CSE 80 -- Lecture 10 -- Feb 6


Continuation of lecture on make.

Context dependent make macros: $<, $@, and $*. The $< macro expands to the file in the dependency list that triggered the rule to fire, the $@ macro expands to the target object that should be built by the rule, and the $* expands to the common stem. Implicit make rule uses these. For example, the implicit rule for building relocatable object files from C source files is:

.c.o:
	$(CC) $(CFLAGS) -c $<
make requires that filenames follow a naming convention. .l files are lex source files (lex is a lexical analyzer generator), .y files are yacc source files (yacc is a compiler compiler which generates parsers for LALR(n) languages [you don't need to know this, but you'll encounter this again when you take compilers]), etc. These are some of the standard suffices that make already know about, and there are implicit rules for doing the .l.o and .y.o conversions.

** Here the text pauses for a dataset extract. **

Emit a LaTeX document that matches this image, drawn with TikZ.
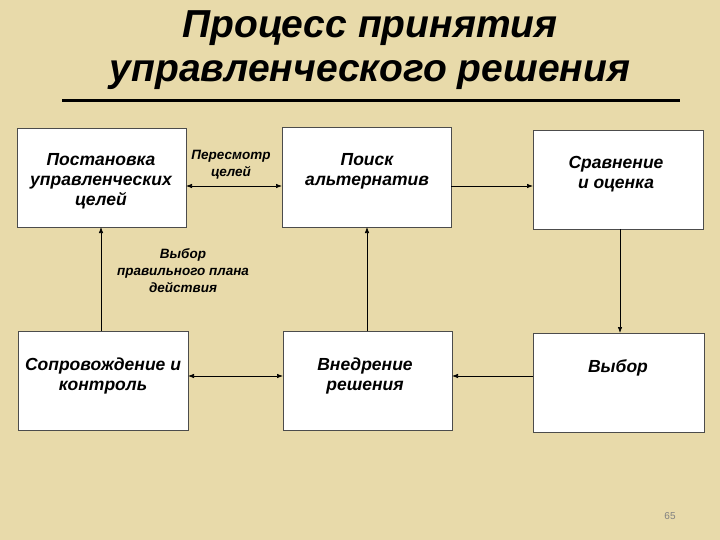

make strips known suffices off of filenames to match implicit rules. For example, if you had a file pgm.c in your current directory, and your Makefile contained

pgm:	pgm.o
	$(CC) -o pgm pgm.o -lXaw -lXt -lX11
and you typed in make pgm, even though no pgm.o exists and there are no explicit rule for creating the pgm.o file, make will know that .o is a known suffix, and to look for an implicit rule that will build pgm.o from a file in the current directory with the right name. Since there are .c.o, .l.o, and .y.o rules (there are actually more), make will look for files named pgm.c, pgm.l, or pgm.y as candidate source files. Since pgm.c exists, make will go ahead and use the .c.o rule to create the needed pgm.o file.